Jordan Ogren

May 16, 2022

Your marketing plan's most overlooked component...

The first component of an effective marketing plan is usually the most overlooked.

Most plans or strategies include the tactical aspects (i.e., the content we will post or the platforms we will use). In addition, most have some level of goals or metrics.

But few include what your plan should be based on:

A diagnosis.

The first thing you need to do before building your marketing plan is figuring out where you are.

What’s working?
What’s not working?
Where are your main challenges or obstacles?
Where are your main opportunities?

Few plans include a diagnosis. Instead, they jump right into tactics and set overly aggressive goals.

Few people take the time to step back and analyze the field of play before writing their plan.

Without this liminal space to understand the pulse of marketing and the business, you cannot create a plan that addresses the significant obstacles and opportunities.

The diagnosis is the first component of a good strategy, as Richard Rumelt defines it in his monumental book Good Strategy–Bad Strategy.

He defines the diagnosis as a judgment about the meaning of facts. That’s where this gets tricky.

We will all come to different meanings from similar data. To create an effective diagnosis, you need to be honest, leading to a plan that works.

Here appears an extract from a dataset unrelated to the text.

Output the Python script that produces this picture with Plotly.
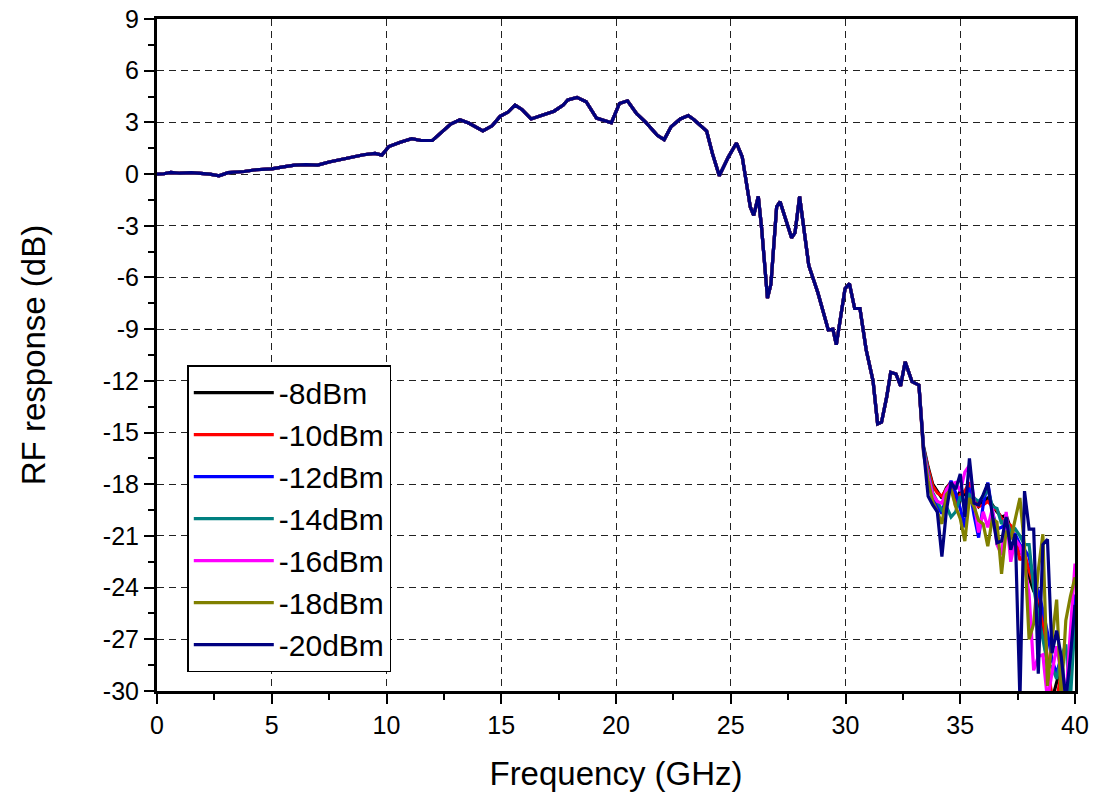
import plotly.graph_objects as go

# ---- data ----
freq_common = [0.0, 0.3, 0.6, 1.0, 1.5, 2.0, 2.3, 2.7, 3.1, 3.5, 3.8, 4.3, 5.0, 5.5, 6.0,
               6.5, 7.0, 7.5, 8.0, 8.5, 9.0, 9.5, 9.8, 10.1, 10.6, 11.1, 11.5, 12.0, 12.4, 12.8,
               13.2, 13.6, 14.2, 14.6, 14.95, 15.3, 15.6, 15.9, 16.3, 16.9, 17.3, 17.7, 17.9, 18.3, 18.7,
               19.15, 19.8, 20.15, 20.5, 20.9, 21.3, 21.8, 22.1, 22.4, 22.8, 23.15, 23.4, 23.95, 24.2, 24.5,
               24.9, 25.25, 25.5, 25.85, 26.0, 26.2, 26.35, 26.6, 26.75, 27.0, 27.15, 27.65, 27.8, 28.0, 28.4,
               28.8, 29.25, 29.45, 29.6, 29.98, 30.17, 30.4, 30.63, 30.9, 31.2, 31.4, 31.57, 31.8, 31.97, 32.2,
               32.4, 32.6, 32.9, 33.2]
resp_common = [0.0, 0.02, 0.1, 0.05, 0.08, 0.05, 0.0, -0.1, 0.08, 0.12, 0.15, 0.25, 0.3, 0.42, 0.52,
               0.55, 0.52, 0.7, 0.85, 1.0, 1.12, 1.2, 1.1, 1.6, 1.85, 2.05, 1.95, 1.95, 2.4, 2.9,
               3.15, 2.95, 2.5, 2.8, 3.35, 3.6, 4.0, 3.75, 3.2, 3.45, 3.65, 4.0, 4.3, 4.45, 4.2,
               3.25, 2.98, 4.1, 4.25, 3.5, 3.0, 2.25, 2.0, 2.75, 3.2, 3.4, 3.15, 2.5, 1.2, -0.1,
               1.0, 1.8, 1.0, -1.9, -2.4, -1.3, -3.2, -7.2, -6.4, -1.9, -1.6, -3.7, -3.4, -1.3, -5.3,
               -6.9, -9.05, -9.0, -9.9, -6.65, -6.35, -7.8, -7.8, -10.2, -12.0, -14.5, -14.4, -12.9, -11.5, -11.6,
               -12.3, -10.9, -12.05, -12.25]

freq_tail = [33.4, 33.6, 33.8, 34.0, 34.2, 34.4, 34.6, 34.8, 35.0, 35.2, 35.4, 35.6, 35.8, 36.0, 36.2,
             36.4, 36.6, 36.8, 37.0, 37.2, 37.4, 37.6, 37.8, 38.0, 38.2, 38.4, 38.6, 38.8, 39.0, 39.2,
             39.4, 39.6, 39.8, 40.0]

tail_m8 = [-15.8, -17.0, -18.0, -18.4, -18.8, -18.2, -17.9, -18.9, -18.4, -18.6, -18.0, -18.9, -19.3, -19.0, -18.8,
           -19.2, -19.6, -19.9, -19.8, -20.6, -21.3, -21.8, -22.4, -23.4, -24.2, -24.6, -26.4, -28.6, -30.5, -29.5,
           -28.6, -30.5, -29.0, -26.0]
tail_m10 = [-15.9, -17.1, -18.1, -18.5, -18.7, -18.3, -17.85, -19.3, -18.6, -18.4, -17.9, -18.8, -19.3, -19.2, -19.0,
            -19.3, -19.5, -20.0, -20.2, -20.4, -21.2, -22.4, -22.0, -23.0, -23.8, -24.4, -25.8, -28.0, -30.5, -30.5,
            -29.0, -30.5, -28.5, -25.2]
tail_m12 = [-16.0, -17.4, -18.6, -19.3, -19.7, -18.6, -17.8, -18.5, -19.4, -20.5, -18.2, -19.8, -21.1, -19.2, -17.9,
            -19.6, -20.6, -20.5, -20.3, -21.0, -20.9, -21.5, -21.8, -22.2, -23.6, -24.2, -25.3, -26.6, -28.2, -29.0,
            -28.0, -30.5, -27.5, -24.4]
tail_m14 = [-15.9, -17.3, -18.5, -19.0, -19.5, -19.3, -19.9, -19.6, -18.7, -19.2, -18.6, -18.8, -19.0, -18.7, -18.3,
            -19.3, -19.4, -20.3, -20.0, -20.8, -20.6, -21.0, -21.5, -21.5, -24.0, -25.6, -27.0, -28.4, -28.6, -29.3,
            -28.0, -27.3, -30.5, -25.8]
tail_m16 = [-16.1, -17.5, -18.6, -19.0, -19.1, -18.3, -18.0, -17.9, -18.4, -17.3, -16.9, -19.0, -20.8, -19.6, -20.5,
            -19.4, -21.5, -22.1, -19.6, -22.5, -21.2, -21.6, -22.6, -24.4, -28.8, -28.0, -27.9, -30.5, -29.0, -27.4,
            -29.0, -30.5, -26.5, -22.6]
tail_m18 = [-16.2, -17.8, -19.0, -19.6, -20.3, -18.6, -18.3, -19.3, -20.0, -21.3, -18.8, -19.3, -20.1, -20.3, -21.6,
            -20.0, -20.2, -23.2, -20.7, -21.2, -20.0, -18.8, -21.6, -27.0, -26.1, -23.0, -20.9, -29.7, -27.0, -24.7,
            -30.5, -25.9, -24.5, -23.4]
tail_m20 = [-16.0, -18.7, -19.2, -19.6, -22.2, -19.5, -17.9, -18.3, -17.4, -19.9, -16.5, -19.1, -19.2, -18.6, -17.95,
            -19.8, -21.4, -21.3, -19.9, -21.8, -20.9, -30.5, -18.4, -20.6, -20.6, -29.0, -21.5, -21.2, -27.8, -26.5,
            -28.0, -30.5, -28.0, -25.0]

series_names = ["-8dBm", "-10dBm", "-12dBm", "-14dBm", "-16dBm", "-18dBm", "-20dBm"]
series_tails = [tail_m8, tail_m10, tail_m12, tail_m14, tail_m16, tail_m18, tail_m20]
series_colors = ["#000000", "#FF0000", "#0000FF", "#008080", "#FF00FF", "#808000", "#000080"]

x_ticks = [0, 5, 10, 15, 20, 25, 30, 35, 40]
y_ticks = [9, 6, 3, 0, -3, -6, -9, -12, -15, -18, -21, -24, -27, -30]

FONT = "Liberation Sans, Arial, sans-serif"

fig = go.Figure()
for name, tail, color in zip(series_names, series_tails, series_colors):
    fig.add_trace(go.Scatter(
        x=freq_common + freq_tail,
        y=resp_common + tail,
        mode="lines",
        name=name,
        line=dict(color=color, width=3.2),
    ))

axis_common = dict(
    showline=True, linecolor="black", linewidth=3, mirror=True,
    ticks="outside", ticklen=10, tickwidth=2, tickcolor="black",
    showgrid=True, gridcolor="#222222", gridwidth=1.3, griddash="7px,5px",
    zeroline=False, automargin=False,
    tickfont=dict(family=FONT, size=25, color="black"),
)

fig.update_xaxes(
    range=[0, 40], tickvals=x_ticks, ticktext=[str(v) for v in x_ticks],
    minor=dict(dtick=2.5, tick0=0, ticks="outside", ticklen=6, tickwidth=2, tickcolor="black", showgrid=False),
    title=dict(text="Frequency (GHz)", font=dict(family=FONT, size=33, color="black"), standoff=24),
    **axis_common,
)
fig.update_yaxes(
    range=[-30, 9], tickvals=y_ticks, ticktext=[str(v) for v in y_ticks],
    minor=dict(dtick=1.5, tick0=0, ticks="outside", ticklen=6, tickwidth=2, tickcolor="black", showgrid=False),
    title=dict(text="RF response (dB)", font=dict(family=FONT, size=33, color="black"), standoff=48),
    **axis_common,
)

fig.update_layout(
    width=1093, height=797,
    margin=dict(l=157, r=18, t=19, b=106),
    plot_bgcolor="white", paper_bgcolor="white",
    font=dict(family=FONT, color="black"),
    legend=dict(
        x=0.033, y=0.485, xanchor="left", yanchor="top",
        bgcolor="white", bordercolor="black", borderwidth=1.5,
        font=dict(family=FONT, size=30, color="black"),
        itemwidth=80, tracegroupgap=0,
    ),
    showlegend=True,
)

fig.write_html("out.html")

Sadly, honesty and marketing are opposites. Rather than facing the ugly truth, we lie to ourselves that our current messaging or marketing is working or will eventually work. 

This inability to be radically honest hinders the ability to lay an objective diagnosis.

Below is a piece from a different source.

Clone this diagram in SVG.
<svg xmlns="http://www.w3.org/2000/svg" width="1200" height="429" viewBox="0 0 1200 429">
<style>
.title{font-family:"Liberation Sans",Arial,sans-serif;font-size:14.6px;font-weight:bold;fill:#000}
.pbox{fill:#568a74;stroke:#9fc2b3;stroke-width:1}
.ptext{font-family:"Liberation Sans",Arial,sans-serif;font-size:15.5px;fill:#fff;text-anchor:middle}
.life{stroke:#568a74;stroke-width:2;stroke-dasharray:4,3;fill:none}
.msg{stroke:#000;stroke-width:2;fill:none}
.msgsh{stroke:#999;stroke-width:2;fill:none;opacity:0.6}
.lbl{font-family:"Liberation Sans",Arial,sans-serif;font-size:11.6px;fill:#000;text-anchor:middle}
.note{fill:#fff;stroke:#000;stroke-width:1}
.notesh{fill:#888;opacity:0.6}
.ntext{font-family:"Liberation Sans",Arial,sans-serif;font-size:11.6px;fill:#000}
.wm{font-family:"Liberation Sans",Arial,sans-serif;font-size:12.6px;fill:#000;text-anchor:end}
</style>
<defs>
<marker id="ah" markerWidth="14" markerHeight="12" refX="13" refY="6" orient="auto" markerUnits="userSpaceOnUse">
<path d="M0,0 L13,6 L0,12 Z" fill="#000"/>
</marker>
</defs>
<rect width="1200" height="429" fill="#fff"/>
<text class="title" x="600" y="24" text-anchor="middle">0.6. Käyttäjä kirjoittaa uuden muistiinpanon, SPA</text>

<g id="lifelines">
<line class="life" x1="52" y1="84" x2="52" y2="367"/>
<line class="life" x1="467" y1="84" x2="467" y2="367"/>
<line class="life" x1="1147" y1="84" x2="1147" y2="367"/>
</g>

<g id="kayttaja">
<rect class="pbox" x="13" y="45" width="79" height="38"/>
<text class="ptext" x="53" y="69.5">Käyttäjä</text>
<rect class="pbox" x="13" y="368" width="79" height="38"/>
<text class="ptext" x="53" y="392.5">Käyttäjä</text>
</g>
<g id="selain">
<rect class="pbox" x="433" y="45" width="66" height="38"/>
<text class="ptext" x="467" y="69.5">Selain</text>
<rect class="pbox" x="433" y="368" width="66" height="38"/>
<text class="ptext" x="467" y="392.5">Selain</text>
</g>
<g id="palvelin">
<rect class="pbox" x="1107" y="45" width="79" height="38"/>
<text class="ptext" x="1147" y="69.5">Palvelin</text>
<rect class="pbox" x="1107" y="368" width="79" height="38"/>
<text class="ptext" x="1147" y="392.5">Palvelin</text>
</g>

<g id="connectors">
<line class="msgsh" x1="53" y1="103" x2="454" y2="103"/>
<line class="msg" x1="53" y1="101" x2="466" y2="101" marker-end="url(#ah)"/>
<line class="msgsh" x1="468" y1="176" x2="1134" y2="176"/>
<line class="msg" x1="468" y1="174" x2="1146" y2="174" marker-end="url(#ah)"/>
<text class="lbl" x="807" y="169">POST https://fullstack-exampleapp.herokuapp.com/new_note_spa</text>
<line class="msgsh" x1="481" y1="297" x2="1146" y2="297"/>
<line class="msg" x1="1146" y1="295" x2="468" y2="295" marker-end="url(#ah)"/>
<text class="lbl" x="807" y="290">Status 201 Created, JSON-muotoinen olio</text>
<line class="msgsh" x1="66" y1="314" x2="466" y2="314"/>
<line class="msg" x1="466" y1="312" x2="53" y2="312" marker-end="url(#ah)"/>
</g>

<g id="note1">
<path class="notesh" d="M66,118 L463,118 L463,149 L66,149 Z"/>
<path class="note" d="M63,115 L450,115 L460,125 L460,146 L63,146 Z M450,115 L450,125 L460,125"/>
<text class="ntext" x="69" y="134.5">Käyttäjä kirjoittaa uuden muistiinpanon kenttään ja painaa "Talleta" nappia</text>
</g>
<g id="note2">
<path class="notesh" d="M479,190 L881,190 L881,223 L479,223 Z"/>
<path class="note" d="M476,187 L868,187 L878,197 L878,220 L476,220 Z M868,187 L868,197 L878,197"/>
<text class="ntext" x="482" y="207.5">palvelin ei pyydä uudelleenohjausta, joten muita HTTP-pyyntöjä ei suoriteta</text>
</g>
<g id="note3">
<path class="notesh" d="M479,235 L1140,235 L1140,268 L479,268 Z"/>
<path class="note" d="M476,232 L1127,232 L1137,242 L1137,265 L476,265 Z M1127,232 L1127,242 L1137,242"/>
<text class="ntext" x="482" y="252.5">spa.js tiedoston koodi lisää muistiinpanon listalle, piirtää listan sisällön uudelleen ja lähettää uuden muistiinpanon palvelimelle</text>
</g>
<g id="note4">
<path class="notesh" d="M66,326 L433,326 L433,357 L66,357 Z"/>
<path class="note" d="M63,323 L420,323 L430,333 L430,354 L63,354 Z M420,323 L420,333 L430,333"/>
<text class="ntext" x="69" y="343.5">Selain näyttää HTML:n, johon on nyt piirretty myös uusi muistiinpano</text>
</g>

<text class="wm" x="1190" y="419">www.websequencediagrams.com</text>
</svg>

This is why outside marketing help is often effective when creating a plan. They will be unemotional to your business and have an “outside the woods” view of your business and marketing.

I’m not advocating hiring a marketing agency to create your marketing strategy. Sadly, most agencies are specialized and will only push their specialty (i.e., SEO, content marketing, ABM).

Another workaround would be finding people in your organization that are open to giving their honest diagnosis of the business and marketing. Using others outside of marketing or management enables unique perspectives leading to a better strategy.

Do you include a diagnosis when you build out your marketing plans?

What do you believe is most important in a marketing plan/strategy?